Today our team of music specialists are around 30 women and men from all over the world, and they have created something quite remarkable.  By my own estimation, they have examined more than 7 million PDF pages to check for errors, omissions and discrepancies (and there have been many).  They have also fixed metadata, created covers, and assigned UICs for almost all of this amazing repository of music, much of which has never been available in a digital format before.  We are very proud of the content you will see in nkoda – it has been an incredible achievement by everyone involved.

The nkoda London team

If you are a publisher that would like to access this resource to help get your content available in nkoda quickly, do not delay as it is only possible to maintain this level of activity and expertise while there is a large amount of content to ingest.

I would also like to take another side step and talk about the UIC.  If you look back in this blog you will see that this system was created with a digital delivery system in mind, and nkoda is the first to be built completely around UIC architecture.   We are curating a valuable resource 0f UIC best practice, which I would encourage all HLMSW users to read here: nkoda UIC and Instrumentation Guidelines  The UIC is also now in 11 languages (English, Simplified Chinese, German, French, Italian, Japanese, Korean, Portuguese, Polish, Russian and Spanish) to match the launch languages of nkoda. The final chapter of this story is that we will soon be providing advanced search tools which will allow you to search the nkoda catalogue for instrumental combinations to a level that has never before been possible.

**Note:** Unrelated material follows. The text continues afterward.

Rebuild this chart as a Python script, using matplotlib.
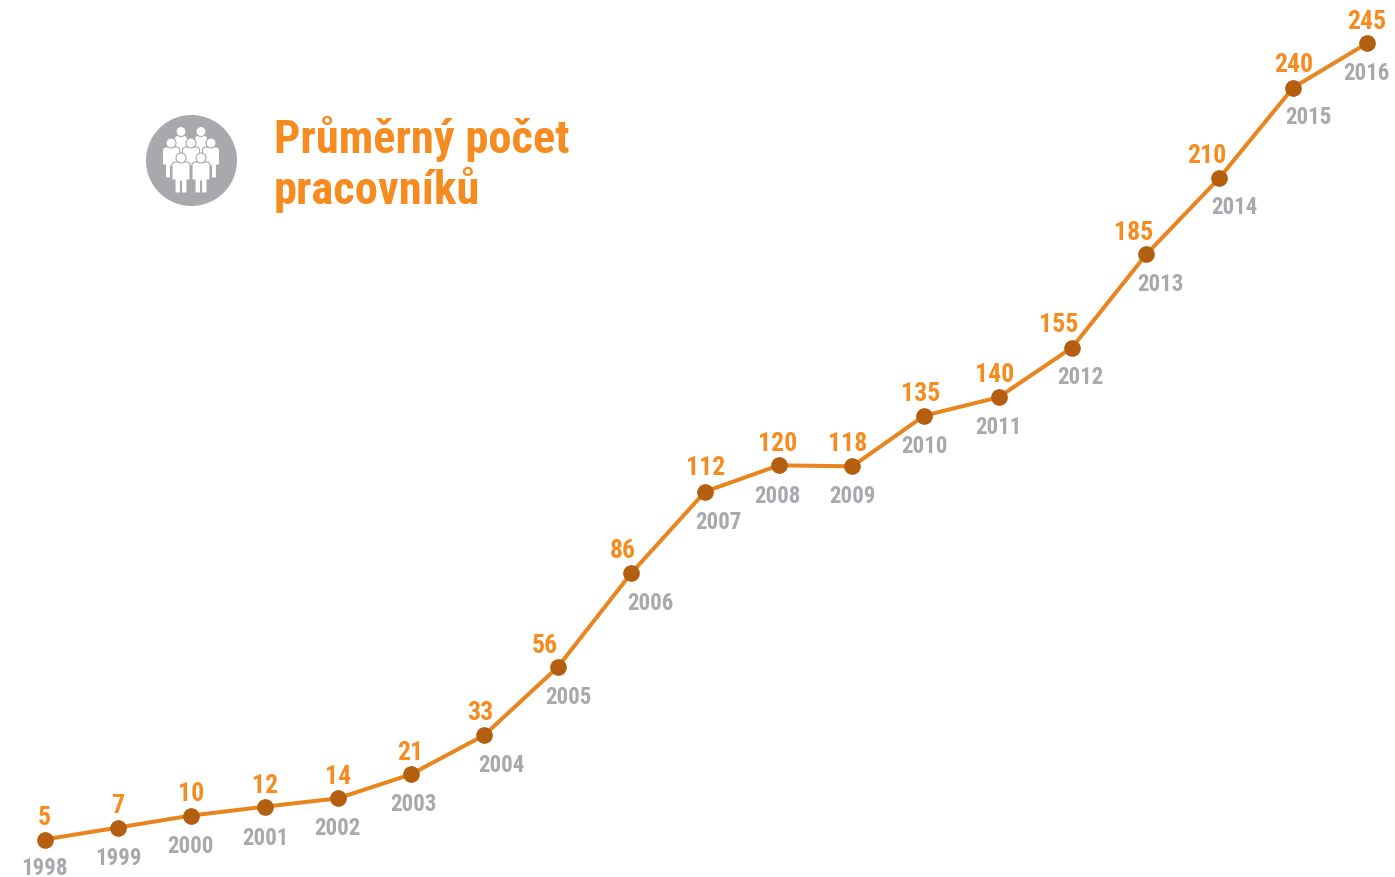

I think the one aspect of this whole experience that makes me so excited is that while we are generating new income streams and protecting the intellectual property of our publisher partners and their authors, the nkoda platform gives unfettered access to the best music and editions for musicians and scholars like never before.  If you miss the experience of browsing shelf after shelf of sheet music at your local music store, I recommend you check out nkoda and relive that feeling of discovery which is being enjoyed by our customers all over the world.